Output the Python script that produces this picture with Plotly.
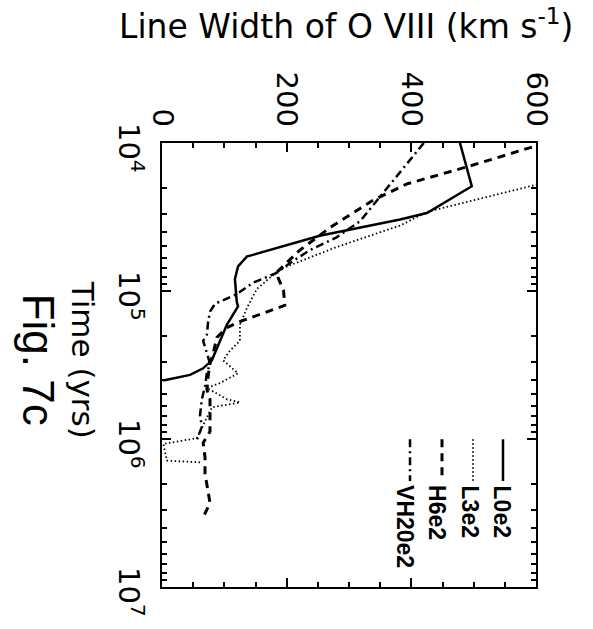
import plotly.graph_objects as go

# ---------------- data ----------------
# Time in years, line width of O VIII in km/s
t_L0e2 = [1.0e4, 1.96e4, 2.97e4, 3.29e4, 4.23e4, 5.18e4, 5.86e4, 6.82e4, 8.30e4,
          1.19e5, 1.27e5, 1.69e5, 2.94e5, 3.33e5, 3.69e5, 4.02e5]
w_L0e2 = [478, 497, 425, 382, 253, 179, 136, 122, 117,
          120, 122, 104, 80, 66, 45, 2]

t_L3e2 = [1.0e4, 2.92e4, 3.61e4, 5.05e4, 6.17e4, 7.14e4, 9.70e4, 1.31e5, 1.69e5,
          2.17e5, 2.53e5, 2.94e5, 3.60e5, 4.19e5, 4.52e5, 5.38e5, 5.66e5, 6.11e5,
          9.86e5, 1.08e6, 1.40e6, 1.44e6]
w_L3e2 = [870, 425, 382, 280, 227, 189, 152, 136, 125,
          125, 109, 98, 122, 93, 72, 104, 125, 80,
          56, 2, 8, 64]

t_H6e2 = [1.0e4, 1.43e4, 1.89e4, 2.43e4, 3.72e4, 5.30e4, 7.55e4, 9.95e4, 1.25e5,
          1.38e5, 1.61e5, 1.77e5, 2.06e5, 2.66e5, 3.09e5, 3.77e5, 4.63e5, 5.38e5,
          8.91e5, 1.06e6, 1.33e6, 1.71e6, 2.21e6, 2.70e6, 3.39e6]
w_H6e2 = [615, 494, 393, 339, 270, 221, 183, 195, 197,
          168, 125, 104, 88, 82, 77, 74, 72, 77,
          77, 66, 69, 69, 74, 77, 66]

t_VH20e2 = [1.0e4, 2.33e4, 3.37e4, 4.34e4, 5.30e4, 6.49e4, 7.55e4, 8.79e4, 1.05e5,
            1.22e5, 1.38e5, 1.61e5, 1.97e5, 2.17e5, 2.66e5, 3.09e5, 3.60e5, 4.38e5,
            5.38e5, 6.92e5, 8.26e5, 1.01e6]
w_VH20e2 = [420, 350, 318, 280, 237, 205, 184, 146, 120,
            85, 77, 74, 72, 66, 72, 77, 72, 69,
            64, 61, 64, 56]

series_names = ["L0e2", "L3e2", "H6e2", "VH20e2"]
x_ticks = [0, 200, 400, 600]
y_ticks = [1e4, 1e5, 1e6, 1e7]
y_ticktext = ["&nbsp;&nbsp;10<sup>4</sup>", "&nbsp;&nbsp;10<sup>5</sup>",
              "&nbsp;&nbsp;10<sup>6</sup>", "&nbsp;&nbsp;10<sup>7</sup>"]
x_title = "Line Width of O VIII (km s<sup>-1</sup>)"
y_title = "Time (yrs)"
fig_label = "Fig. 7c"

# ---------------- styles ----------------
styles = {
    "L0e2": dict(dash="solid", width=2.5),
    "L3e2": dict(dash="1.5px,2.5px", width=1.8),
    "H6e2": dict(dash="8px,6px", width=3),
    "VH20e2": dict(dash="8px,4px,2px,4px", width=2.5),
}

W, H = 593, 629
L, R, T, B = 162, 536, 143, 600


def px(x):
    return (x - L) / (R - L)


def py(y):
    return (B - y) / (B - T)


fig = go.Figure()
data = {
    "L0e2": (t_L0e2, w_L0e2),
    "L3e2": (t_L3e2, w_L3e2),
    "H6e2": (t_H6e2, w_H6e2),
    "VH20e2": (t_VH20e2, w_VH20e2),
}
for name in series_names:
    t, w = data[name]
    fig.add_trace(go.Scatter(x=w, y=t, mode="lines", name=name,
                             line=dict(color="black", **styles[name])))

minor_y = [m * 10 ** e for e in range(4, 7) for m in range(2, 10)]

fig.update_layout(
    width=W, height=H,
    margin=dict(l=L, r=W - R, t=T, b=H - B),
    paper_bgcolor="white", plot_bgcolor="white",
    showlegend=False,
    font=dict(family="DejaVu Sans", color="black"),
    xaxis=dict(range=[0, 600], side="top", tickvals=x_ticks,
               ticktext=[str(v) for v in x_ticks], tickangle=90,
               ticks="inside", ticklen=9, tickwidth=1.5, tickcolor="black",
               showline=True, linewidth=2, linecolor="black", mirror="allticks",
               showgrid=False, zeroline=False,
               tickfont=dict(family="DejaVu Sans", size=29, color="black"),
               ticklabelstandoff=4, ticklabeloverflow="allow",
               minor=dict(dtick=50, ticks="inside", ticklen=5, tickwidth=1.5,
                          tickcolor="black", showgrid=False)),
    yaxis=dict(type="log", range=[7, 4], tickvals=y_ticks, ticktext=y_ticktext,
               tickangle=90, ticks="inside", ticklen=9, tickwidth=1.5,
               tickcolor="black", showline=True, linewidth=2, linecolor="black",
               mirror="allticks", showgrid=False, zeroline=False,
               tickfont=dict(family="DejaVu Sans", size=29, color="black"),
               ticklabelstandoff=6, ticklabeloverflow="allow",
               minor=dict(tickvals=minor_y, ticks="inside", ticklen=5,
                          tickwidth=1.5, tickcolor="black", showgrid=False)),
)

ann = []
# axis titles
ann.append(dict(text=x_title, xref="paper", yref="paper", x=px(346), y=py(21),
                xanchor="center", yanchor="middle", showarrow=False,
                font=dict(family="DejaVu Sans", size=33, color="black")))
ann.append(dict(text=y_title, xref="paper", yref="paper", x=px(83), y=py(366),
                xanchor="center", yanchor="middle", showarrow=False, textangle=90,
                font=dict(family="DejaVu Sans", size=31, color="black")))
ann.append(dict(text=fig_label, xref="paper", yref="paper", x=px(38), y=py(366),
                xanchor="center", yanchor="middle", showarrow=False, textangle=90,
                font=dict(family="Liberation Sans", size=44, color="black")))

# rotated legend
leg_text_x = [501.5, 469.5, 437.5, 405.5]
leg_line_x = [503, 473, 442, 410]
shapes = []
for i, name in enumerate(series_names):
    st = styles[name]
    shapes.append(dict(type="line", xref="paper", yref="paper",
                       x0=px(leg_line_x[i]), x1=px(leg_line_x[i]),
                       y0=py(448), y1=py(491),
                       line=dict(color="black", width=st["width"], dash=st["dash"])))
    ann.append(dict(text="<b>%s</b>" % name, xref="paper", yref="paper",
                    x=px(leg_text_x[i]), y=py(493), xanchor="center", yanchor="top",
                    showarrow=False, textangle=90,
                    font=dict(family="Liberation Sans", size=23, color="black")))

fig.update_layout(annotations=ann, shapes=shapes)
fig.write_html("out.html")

========

> TASK: Write out the lines from the start of the material to the line with "import plotly.graph_objects as go", inclusive and exactly. Skip the pictures.

> THE RESULT:
Output the Python script that produces this picture with Plotly.
import plotly.graph_objects as go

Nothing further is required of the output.